**STATED PROBLEM:** The lines from the beginning of the records below through the one holding "header_x = [-52, -19, 15.2, 45]" are to be copied exactly; leave the pictures out.

**RECORDS:**
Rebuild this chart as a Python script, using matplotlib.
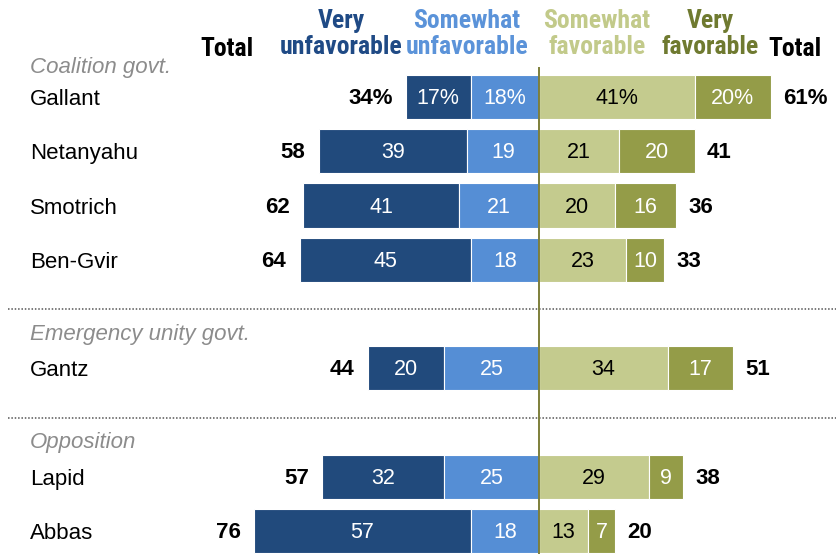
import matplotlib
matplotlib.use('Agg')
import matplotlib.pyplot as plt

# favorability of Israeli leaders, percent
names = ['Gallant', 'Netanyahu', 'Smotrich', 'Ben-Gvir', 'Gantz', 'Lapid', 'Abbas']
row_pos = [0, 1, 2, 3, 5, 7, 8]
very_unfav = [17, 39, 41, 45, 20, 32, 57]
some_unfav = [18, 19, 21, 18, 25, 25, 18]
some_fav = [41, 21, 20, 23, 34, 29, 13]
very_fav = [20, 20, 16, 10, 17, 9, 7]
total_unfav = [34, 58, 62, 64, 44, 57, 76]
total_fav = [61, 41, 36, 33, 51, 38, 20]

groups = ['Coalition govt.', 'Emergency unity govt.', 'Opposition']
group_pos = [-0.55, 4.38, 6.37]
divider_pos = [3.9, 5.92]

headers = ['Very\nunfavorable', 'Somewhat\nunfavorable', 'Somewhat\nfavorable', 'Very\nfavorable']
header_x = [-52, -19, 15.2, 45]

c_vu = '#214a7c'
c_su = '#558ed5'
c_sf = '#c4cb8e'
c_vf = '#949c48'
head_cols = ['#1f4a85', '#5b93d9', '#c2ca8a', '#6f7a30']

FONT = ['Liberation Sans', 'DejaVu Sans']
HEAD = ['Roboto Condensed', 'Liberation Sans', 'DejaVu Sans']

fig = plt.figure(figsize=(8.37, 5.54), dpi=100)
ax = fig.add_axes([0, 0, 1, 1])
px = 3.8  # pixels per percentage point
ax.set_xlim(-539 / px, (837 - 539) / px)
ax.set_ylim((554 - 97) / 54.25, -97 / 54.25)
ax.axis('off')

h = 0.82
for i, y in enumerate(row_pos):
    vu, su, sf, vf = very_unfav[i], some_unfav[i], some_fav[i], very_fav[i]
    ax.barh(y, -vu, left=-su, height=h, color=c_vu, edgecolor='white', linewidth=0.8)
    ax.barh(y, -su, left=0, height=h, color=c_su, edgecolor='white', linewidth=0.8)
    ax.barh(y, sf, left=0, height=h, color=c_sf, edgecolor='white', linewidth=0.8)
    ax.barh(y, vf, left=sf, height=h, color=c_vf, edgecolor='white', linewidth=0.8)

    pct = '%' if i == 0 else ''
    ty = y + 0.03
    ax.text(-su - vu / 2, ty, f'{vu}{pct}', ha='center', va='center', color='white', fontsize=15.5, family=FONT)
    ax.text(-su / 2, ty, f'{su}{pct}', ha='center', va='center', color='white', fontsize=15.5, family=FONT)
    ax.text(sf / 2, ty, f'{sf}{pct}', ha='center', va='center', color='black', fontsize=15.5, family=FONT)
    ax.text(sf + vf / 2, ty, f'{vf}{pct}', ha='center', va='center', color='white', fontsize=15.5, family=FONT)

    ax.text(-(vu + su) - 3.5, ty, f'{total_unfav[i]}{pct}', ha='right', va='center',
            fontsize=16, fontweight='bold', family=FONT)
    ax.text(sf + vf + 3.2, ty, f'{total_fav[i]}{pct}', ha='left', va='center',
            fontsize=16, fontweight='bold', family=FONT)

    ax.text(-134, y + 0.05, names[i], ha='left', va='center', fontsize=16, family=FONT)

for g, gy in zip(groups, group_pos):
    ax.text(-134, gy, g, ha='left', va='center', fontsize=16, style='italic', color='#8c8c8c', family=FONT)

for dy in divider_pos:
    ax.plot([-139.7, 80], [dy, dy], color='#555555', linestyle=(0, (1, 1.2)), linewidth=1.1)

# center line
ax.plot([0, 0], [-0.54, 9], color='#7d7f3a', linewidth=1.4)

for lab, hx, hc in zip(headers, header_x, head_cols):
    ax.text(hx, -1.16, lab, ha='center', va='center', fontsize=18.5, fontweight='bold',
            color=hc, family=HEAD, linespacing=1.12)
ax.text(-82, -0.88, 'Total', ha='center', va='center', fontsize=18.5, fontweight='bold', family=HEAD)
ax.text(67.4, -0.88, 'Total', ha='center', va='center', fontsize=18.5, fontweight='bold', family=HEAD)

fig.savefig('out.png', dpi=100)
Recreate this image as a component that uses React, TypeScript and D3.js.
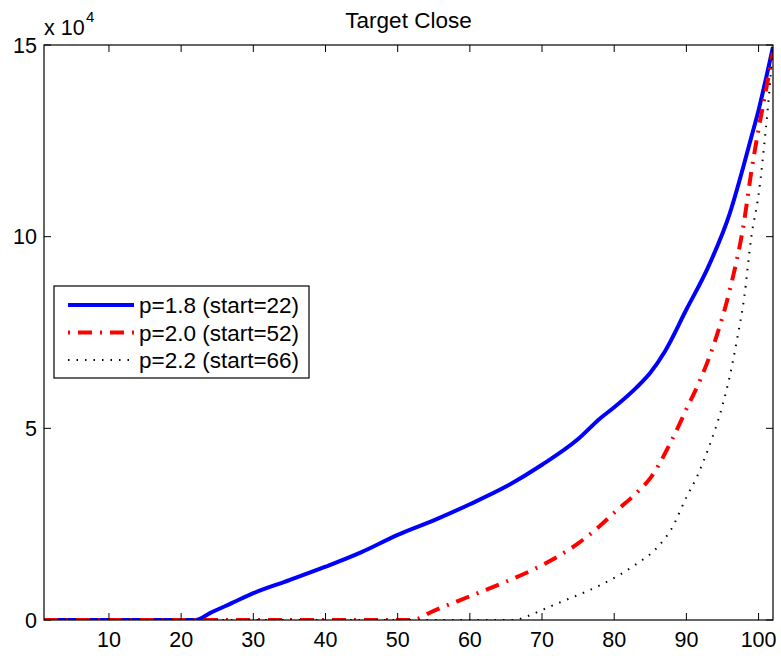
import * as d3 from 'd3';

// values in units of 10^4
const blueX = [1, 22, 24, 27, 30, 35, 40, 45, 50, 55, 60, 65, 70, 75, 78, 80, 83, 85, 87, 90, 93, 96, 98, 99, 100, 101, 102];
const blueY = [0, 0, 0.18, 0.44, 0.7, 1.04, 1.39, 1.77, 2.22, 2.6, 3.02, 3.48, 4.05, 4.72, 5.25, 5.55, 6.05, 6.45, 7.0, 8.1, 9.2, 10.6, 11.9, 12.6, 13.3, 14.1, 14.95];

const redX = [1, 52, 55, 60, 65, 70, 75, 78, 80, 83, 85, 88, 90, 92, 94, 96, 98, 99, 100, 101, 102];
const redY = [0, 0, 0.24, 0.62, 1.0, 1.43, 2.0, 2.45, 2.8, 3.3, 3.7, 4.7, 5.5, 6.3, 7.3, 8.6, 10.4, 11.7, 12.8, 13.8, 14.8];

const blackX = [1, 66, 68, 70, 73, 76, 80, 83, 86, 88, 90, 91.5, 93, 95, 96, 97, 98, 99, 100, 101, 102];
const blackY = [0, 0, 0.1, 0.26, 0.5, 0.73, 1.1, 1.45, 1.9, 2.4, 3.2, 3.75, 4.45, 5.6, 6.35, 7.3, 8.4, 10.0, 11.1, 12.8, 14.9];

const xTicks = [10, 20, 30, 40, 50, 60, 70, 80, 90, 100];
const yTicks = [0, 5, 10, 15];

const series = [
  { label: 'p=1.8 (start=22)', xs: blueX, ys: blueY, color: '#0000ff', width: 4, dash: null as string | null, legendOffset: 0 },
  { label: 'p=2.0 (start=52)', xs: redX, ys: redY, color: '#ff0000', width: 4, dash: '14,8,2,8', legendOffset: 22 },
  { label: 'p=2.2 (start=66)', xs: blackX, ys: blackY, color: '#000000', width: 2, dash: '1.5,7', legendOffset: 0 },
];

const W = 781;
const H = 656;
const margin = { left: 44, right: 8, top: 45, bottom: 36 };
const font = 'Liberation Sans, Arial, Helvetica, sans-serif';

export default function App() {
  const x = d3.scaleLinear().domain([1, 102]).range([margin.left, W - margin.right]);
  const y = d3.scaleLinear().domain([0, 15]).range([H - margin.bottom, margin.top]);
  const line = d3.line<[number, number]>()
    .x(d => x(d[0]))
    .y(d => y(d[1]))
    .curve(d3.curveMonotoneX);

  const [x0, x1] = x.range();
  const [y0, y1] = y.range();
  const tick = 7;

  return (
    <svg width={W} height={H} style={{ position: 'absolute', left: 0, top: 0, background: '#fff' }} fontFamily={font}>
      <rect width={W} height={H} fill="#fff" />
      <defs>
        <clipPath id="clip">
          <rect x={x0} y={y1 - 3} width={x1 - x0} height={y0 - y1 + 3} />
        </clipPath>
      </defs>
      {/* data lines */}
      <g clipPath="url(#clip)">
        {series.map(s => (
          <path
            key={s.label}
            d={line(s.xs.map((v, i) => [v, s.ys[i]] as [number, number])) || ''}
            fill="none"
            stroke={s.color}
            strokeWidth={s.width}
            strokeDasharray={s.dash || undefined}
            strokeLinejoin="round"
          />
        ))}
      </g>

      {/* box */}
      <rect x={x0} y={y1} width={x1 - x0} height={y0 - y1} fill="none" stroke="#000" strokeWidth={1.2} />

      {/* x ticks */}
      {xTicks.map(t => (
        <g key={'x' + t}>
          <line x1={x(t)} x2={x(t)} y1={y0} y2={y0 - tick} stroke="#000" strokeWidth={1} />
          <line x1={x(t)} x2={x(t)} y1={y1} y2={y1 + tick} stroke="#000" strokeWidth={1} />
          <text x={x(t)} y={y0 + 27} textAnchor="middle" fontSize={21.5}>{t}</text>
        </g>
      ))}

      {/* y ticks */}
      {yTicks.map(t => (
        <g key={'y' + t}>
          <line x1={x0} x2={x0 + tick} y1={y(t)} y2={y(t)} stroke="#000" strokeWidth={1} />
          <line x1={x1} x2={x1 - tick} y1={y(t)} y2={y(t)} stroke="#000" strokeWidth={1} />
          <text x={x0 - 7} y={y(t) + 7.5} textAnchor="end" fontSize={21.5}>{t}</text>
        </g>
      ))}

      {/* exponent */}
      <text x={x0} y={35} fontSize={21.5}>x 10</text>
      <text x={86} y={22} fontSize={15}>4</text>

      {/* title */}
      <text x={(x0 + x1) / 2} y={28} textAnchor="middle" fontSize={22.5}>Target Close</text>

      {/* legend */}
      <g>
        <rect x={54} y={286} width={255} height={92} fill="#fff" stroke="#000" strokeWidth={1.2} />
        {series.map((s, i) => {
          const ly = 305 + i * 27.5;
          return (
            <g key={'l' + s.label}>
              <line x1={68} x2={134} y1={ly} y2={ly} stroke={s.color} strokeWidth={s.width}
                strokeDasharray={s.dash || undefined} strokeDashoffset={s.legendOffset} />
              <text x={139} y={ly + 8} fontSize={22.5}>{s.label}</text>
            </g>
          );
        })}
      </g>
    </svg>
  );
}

**RESPONSE FOR THIS EXERCISE:**
Rebuild this chart as a Python script, using matplotlib.
import matplotlib
matplotlib.use('Agg')
import matplotlib.pyplot as plt

# favorability of Israeli leaders, percent
names = ['Gallant', 'Netanyahu', 'Smotrich', 'Ben-Gvir', 'Gantz', 'Lapid', 'Abbas']
row_pos = [0, 1, 2, 3, 5, 7, 8]
very_unfav = [17, 39, 41, 45, 20, 32, 57]
some_unfav = [18, 19, 21, 18, 25, 25, 18]
some_fav = [41, 21, 20, 23, 34, 29, 13]
very_fav = [20, 20, 16, 10, 17, 9, 7]
total_unfav = [34, 58, 62, 64, 44, 57, 76]
total_fav = [61, 41, 36, 33, 51, 38, 20]

groups = ['Coalition govt.', 'Emergency unity govt.', 'Opposition']
group_pos = [-0.55, 4.38, 6.37]
divider_pos = [3.9, 5.92]

headers = ['Very\nunfavorable', 'Somewhat\nunfavorable', 'Somewhat\nfavorable', 'Very\nfavorable']
header_x = [-52, -19, 15.2, 45]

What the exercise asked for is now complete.